Micro Finance Company, Nidhi Company, and NBFC can only perform specified functions prescribed under the Act/rules/guidelines. They also require additional approval from the concerned authorities. There are significant differences between an NBFC, Nidhi, and Micro Finance Company, and this article is focused on elaborating on such differences.

What is NBFC (Non-Banking Financial Company)?

A company registered under the Companies Act, dealing in the following business activities:

  • Loans and advances, 
  • Purchasing shares/stocks/bonds/debentures/securities issued by the government or local authority or other marketable securities of a like nature, 
  • Leasing, 
  • Hire purchase, 
  • Insurance business, 
  • Chit business 
  • An institution (non-banking) having principal business activity of receiving deposits under any scheme or arrangement in one lump sum or installment by way of contributions or in any other manner. 

It does not include 

  • Any business that has a principal activity of agriculture, 
  • Industrial activities, 
  • Dealing with sale/purchase of any goods (other than securities) or 
  • They provide services, sale, purchase, or construction in regards to immovable property. 

General Requirements:

  1. is covered under section 45-IA of the Reserve Bank of India
  2. Requires prior approval of RBI.
  3. Requires minimum net owned funds of 2 crores
  4. NBFC undertakes the function of financial activity as its primary business objective.
  5. Can a deposit or non-deposit be accepted by NBFC
  6. The types of NBFC can be:
  • Asset Finance Company (AFC) 
  • Investment Company (IC)
  • Loan Company (LC)
  • Infrastructure Finance Company (IFC)
  • Systemically Important Core Investment Company (CIC-ND-SI)
  • Infrastructure Debt Fund (IDF-NBFC)
  • Micro Finance Institution (NBFC-MFI)
  • Non-Banking Financial Company – Factors (NBFC-Factors)
  • Mortgage Guarantee Companies (MGC)
  • Non-Operative Financial Holding Company (NOFHC)

What is Nidhi Company?

A company incorporated as per Chapter XXVI of Companies Rules, 2014 with the OBJECT of:

  • Inculcating the idea of thrift and savings amongst its members,
  • Perform the function of lending money or receiving deposits from its members only for their benefit.

General Requirements:

  • It is covered under section 406 of the Companies Act, 2013.
  • Every “Nidhi” shall have the last words of its name as "Nidhi Limited".
  • It should be a public company with a minimum paid-up equity share capital of five lakh rupees.
  • Cannot issue preference shares.
  • Can accept deposits from or lend to members only.
  • Require net-owned funds of rupees 10 lakhs within one year from the date of its incorporation.
  • Requires a minimum of 200 members.
  • Must comply with rules made by central govt, for regulation of such companies.

What is a Micro-Finance Company?

Financial institutions provide financial assistance to those sectors which do not have access to banks and other financial institutions.
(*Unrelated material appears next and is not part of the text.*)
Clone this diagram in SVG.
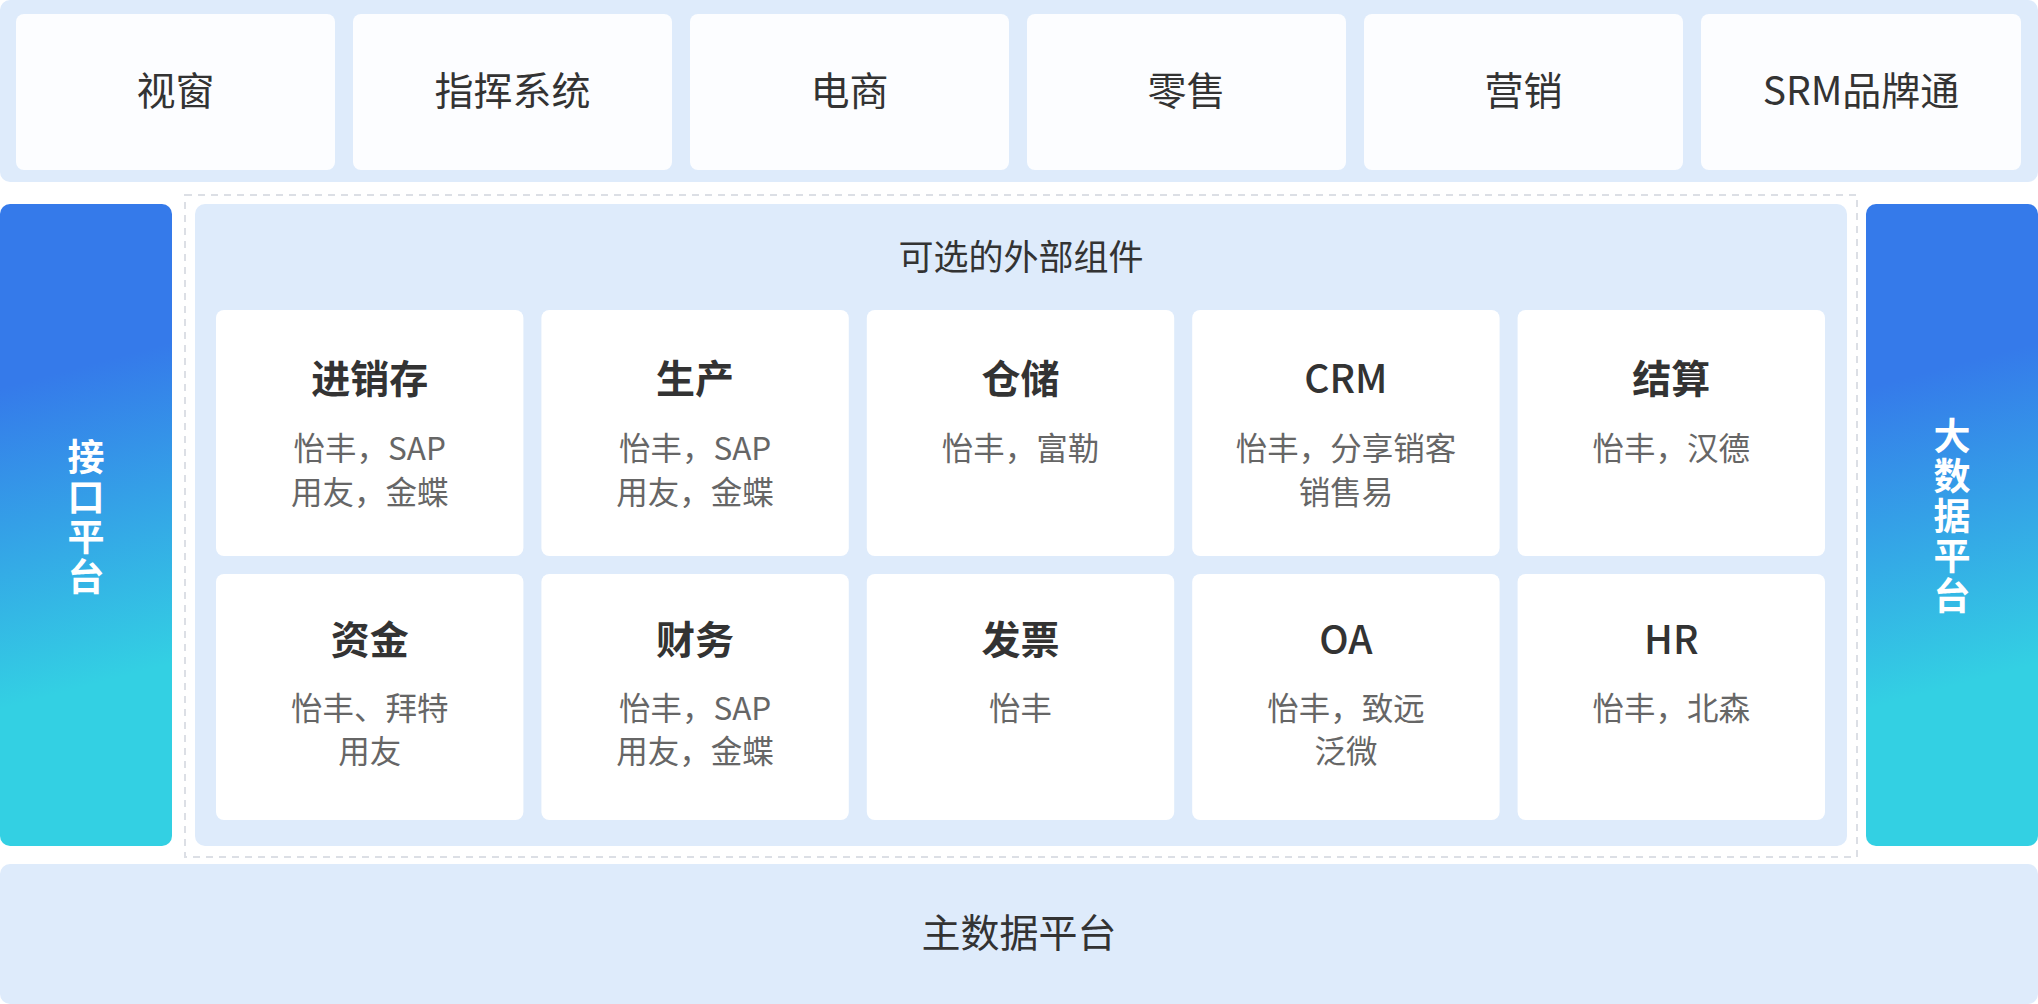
<svg xmlns="http://www.w3.org/2000/svg" width="2038" height="1004" viewBox="0 0 2038 1004">
<defs>
<style>
.band{fill:#deebfb}
.top{fill:#fcfdff}
.card{fill:#ffffff}
.t{font-family:"Noto Sans CJK SC","Noto Sans",sans-serif;text-anchor:middle;dominant-baseline:central}
.tl{font-size:39px;fill:#333333}
.ct{font-size:39px;fill:#333333;font-weight:700}
.cl{font-size:39px;fill:#333333;font-weight:500}
.cs{font-size:31.5px;fill:#666666}
.vt{font-size:37px;fill:#ffffff;font-weight:700;writing-mode:vertical-rl;text-orientation:upright;letter-spacing:3px}
.ttl{font-size:35px;fill:#333333}
</style>
<linearGradient id="gL" gradientUnits="userSpaceOnUse" x1="30" y1="380" x2="110" y2="680">
<stop offset="0" stop-color="#357aea"/>
<stop offset="1" stop-color="#33d0e3"/>
</linearGradient>
<linearGradient id="gR" gradientUnits="userSpaceOnUse" x1="1896" y1="380" x2="1976" y2="680">
<stop offset="0" stop-color="#357aea"/>
<stop offset="1" stop-color="#33d0e3"/>
</linearGradient>
</defs>
<rect width="2038" height="1004" fill="#ffffff"/>
<g id="top-layer">
<rect class="band" x="0" y="0" width="2038" height="182" rx="10"/>
<g id="n-shichuang"><rect class="top" x="16" y="14" width="319" height="156" rx="8"/><text class="t tl" x="175.5" y="88">视窗</text></g>
<g id="n-zhihui"><rect class="top" x="353" y="14" width="319" height="156" rx="8"/><text class="t tl" x="512.5" y="88">指挥系统</text></g>
<g id="n-dianshang"><rect class="top" x="690" y="14" width="319" height="156" rx="8"/><text class="t tl" x="849.5" y="88">电商</text></g>
<g id="n-lingshou"><rect class="top" x="1027" y="14" width="319" height="156" rx="8"/><text class="t tl" x="1186.5" y="88">零售</text></g>
<g id="n-yingxiao"><rect class="top" x="1364" y="14" width="319" height="156" rx="8"/><text class="t tl" x="1523.5" y="88">营销</text></g>
<g id="n-srm"><rect class="top" x="1701" y="14" width="320" height="156" rx="8"/><text class="t tl" x="1861" y="88">SRM品牌通</text></g>
</g>
<g id="n-jiekou">
<rect x="0" y="204" width="172" height="642" rx="10" fill="url(#gL)"/>
<text class="t vt" x="86" y="518">接口平台</text>
</g>
<g id="n-dashuju">
<rect x="1866" y="204" width="172" height="642" rx="10" fill="url(#gR)"/>
<text class="t vt" x="1952" y="517">大数据平台</text>
</g>
<g id="optional-components">
<rect x="185" y="195" width="1672" height="662" fill="none" stroke="#dcdfe5" stroke-width="2" stroke-dasharray="7 6"/>
<rect class="band" x="195" y="204" width="1652" height="642" rx="10"/>
<text class="t ttl" x="1021" y="254">可选的外部组件</text>
<g id="n-jinxiaocun"><rect class="card" x="216" y="310" width="307.4" height="246" rx="8"/><text class="t ct" x="369.7" y="376">进销存</text><text class="t cs" x="369.7" y="446">怡丰，SAP</text><text class="t cs" x="369.7" y="490">用友，金蝶</text></g>
<g id="n-shengchan"><rect class="card" x="541.4" y="310" width="307.4" height="246" rx="8"/><text class="t ct" x="695.1" y="376">生产</text><text class="t cs" x="695.1" y="446">怡丰，SAP</text><text class="t cs" x="695.1" y="490">用友，金蝶</text></g>
<g id="n-cangchu"><rect class="card" x="866.8" y="310" width="307.4" height="246" rx="8"/><text class="t ct" x="1020.5" y="376">仓储</text><text class="t cs" x="1020.5" y="446">怡丰，富勒</text></g>
<g id="n-crm"><rect class="card" x="1192.2" y="310" width="307.4" height="246" rx="8"/><text class="t cl" x="1345.9" y="376">CRM</text><text class="t cs" x="1345.9" y="446">怡丰，分享销客</text><text class="t cs" x="1345.9" y="490">销售易</text></g>
<g id="n-jiesuan"><rect class="card" x="1517.6" y="310" width="307.4" height="246" rx="8"/><text class="t ct" x="1671.3" y="376">结算</text><text class="t cs" x="1671.3" y="446">怡丰，汉德</text></g>
<g id="n-zijin"><rect class="card" x="216" y="574" width="307.4" height="246" rx="8"/><text class="t ct" x="369.7" y="637">资金</text><text class="t cs" x="369.7" y="706">怡丰、拜特</text><text class="t cs" x="369.7" y="749">用友</text></g>
<g id="n-caiwu"><rect class="card" x="541.4" y="574" width="307.4" height="246" rx="8"/><text class="t ct" x="695.1" y="637">财务</text><text class="t cs" x="695.1" y="706">怡丰，SAP</text><text class="t cs" x="695.1" y="749">用友，金蝶</text></g>
<g id="n-fapiao"><rect class="card" x="866.8" y="574" width="307.4" height="246" rx="8"/><text class="t ct" x="1020.5" y="637">发票</text><text class="t cs" x="1020.5" y="706">怡丰</text></g>
<g id="n-oa"><rect class="card" x="1192.2" y="574" width="307.4" height="246" rx="8"/><text class="t cl" x="1345.9" y="637">OA</text><text class="t cs" x="1345.9" y="706">怡丰，致远</text><text class="t cs" x="1345.9" y="749">泛微</text></g>
<g id="n-hr"><rect class="card" x="1517.6" y="574" width="307.4" height="246" rx="8"/><text class="t cl" x="1671.3" y="637">HR</text><text class="t cs" x="1671.3" y="706">怡丰，北森</text></g>
</g>
<g id="n-zhushuju">
<rect class="band" x="0" y="864" width="2038" height="140" rx="10"/>
<text class="t tl" x="1019" y="930">主数据平台</text>
</g>
<g id="connectors"/>
</svg>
It focuses on encouraging low-income groups and helping them become more self-sufficient.

General Requirements:

  • Governed by Section 8 of the Companies Act 2013 and RBI Regulations.
  • Require minimum Net Owned Funds of Rupees 5 crores and in case of North East States requirement of minimum Net Owned Funds is Rupees 2 Crores.
  • They do not accept deposits.
  • The loans are without collateral.
  • The loans are for a short period of time.
  • These companies have to follow minimum compliance.

Before getting into the business related to financing operations, the business owner must consider all the relevant information regarding the incorporation of such companies, pre, and post-incorporation requirements, and other compliances to be followed by such company.